Ablation studies confirm that both the Bi-SWT decoder and the gated context fusion are critical for high scores in connectivity and spacing metrics—removing either module yields degraded CSM, even when global trajectory fidelity is retained.

Implications and Future Directions

CASHG demonstrates that explicit modeling of inter-character connectivity and boundary-local phenomena is essential in online handwriting generation, especially as generation length and compositional diversity increase.

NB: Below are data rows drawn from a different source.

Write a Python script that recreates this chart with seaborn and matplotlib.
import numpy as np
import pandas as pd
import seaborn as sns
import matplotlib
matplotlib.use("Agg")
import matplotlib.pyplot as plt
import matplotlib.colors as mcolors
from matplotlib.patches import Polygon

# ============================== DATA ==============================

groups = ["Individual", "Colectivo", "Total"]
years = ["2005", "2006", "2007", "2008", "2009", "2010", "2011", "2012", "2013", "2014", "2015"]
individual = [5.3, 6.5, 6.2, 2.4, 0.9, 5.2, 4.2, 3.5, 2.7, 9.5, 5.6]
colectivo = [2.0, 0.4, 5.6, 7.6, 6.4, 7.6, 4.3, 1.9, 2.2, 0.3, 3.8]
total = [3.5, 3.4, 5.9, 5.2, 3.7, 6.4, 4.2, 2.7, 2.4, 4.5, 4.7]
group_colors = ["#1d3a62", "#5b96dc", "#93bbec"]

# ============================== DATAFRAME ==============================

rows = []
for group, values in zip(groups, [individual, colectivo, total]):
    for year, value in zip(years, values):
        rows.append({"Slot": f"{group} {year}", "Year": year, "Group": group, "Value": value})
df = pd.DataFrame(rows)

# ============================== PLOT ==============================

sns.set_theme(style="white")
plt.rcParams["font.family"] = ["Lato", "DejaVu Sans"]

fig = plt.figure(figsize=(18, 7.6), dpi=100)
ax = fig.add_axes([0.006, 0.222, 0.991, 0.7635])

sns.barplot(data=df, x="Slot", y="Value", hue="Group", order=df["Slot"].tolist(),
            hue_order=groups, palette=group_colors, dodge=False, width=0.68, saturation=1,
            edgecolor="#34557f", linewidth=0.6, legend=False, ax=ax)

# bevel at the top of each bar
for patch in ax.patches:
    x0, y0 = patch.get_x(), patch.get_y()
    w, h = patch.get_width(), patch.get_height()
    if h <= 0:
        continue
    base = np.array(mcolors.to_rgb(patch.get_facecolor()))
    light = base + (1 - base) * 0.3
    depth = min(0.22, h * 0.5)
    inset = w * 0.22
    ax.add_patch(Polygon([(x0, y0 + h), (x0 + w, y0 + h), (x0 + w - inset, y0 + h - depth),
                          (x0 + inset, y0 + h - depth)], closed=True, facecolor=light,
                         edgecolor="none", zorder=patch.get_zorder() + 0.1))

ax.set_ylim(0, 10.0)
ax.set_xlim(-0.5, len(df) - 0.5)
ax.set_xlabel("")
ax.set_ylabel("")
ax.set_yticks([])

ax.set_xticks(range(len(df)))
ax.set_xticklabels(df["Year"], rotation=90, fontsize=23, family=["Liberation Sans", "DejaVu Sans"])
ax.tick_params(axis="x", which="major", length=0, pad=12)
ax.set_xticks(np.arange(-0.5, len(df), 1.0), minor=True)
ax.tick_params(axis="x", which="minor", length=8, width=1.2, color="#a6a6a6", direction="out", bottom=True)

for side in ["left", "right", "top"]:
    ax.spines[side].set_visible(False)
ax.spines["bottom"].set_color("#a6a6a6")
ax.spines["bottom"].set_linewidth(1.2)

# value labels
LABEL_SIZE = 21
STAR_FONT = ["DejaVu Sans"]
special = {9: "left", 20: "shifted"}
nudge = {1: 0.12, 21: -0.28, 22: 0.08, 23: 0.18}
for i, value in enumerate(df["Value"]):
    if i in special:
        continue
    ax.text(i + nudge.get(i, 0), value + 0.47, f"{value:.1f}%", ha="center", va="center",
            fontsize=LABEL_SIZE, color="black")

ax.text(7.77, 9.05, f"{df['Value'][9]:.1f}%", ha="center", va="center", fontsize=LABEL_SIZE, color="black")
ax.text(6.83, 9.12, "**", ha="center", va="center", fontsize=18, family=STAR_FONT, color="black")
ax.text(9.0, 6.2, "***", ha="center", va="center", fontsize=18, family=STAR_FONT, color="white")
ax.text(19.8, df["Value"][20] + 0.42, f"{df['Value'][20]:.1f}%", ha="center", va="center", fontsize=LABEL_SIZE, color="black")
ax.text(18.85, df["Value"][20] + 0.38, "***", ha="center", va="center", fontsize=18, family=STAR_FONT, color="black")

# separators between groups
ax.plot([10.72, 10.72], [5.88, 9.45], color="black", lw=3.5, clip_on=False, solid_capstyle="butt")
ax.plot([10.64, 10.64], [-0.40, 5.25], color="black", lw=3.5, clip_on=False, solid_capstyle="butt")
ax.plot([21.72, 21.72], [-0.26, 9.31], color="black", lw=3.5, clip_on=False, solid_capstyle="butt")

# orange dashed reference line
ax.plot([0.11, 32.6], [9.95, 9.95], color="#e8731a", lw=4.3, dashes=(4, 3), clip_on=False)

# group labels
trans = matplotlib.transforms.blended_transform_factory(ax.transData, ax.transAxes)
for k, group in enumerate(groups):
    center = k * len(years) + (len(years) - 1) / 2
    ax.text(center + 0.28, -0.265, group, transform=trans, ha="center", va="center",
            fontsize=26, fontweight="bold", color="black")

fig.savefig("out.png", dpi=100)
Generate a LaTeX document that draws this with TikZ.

The architectural modularity (disentangled content/style, bigram-local modeling) and explicit connectivity-aware objectives provide a reproducible pathway for future models to improve generative realism, including extending the framework to scripts with more complex contextual or diacritic phenomena.

The introduction of CSM exposes a gap in standard evaluation protocols, suggesting a parallel need for boundary-sensitive metrics in other sequence or layout generative tasks (e.g., music, gesture, or motion synthesis).

Practically, CASHG's architecture—free from reliance on rendered content templates and robust to style input sparsity—facilitates deployment in applications ranging from personalized note-taking avatars to context- and style-consistent digital document generation.

Conclusion

CASHG establishes a robust framework for context-aware, stylized online handwriting generation with explicit inter-character connectivity modeling. By combining curriculum training, bigram-conditioned decoding, and sentence-dependent context fusion, CASHG surpasses prior art in boundary realism, as validated by the introduced CSM metric family and human studies. This work sets a new baseline for both architecture and evaluation in sentence-level online handwriting generation and motivates research into even richer compositional and stylistic controls.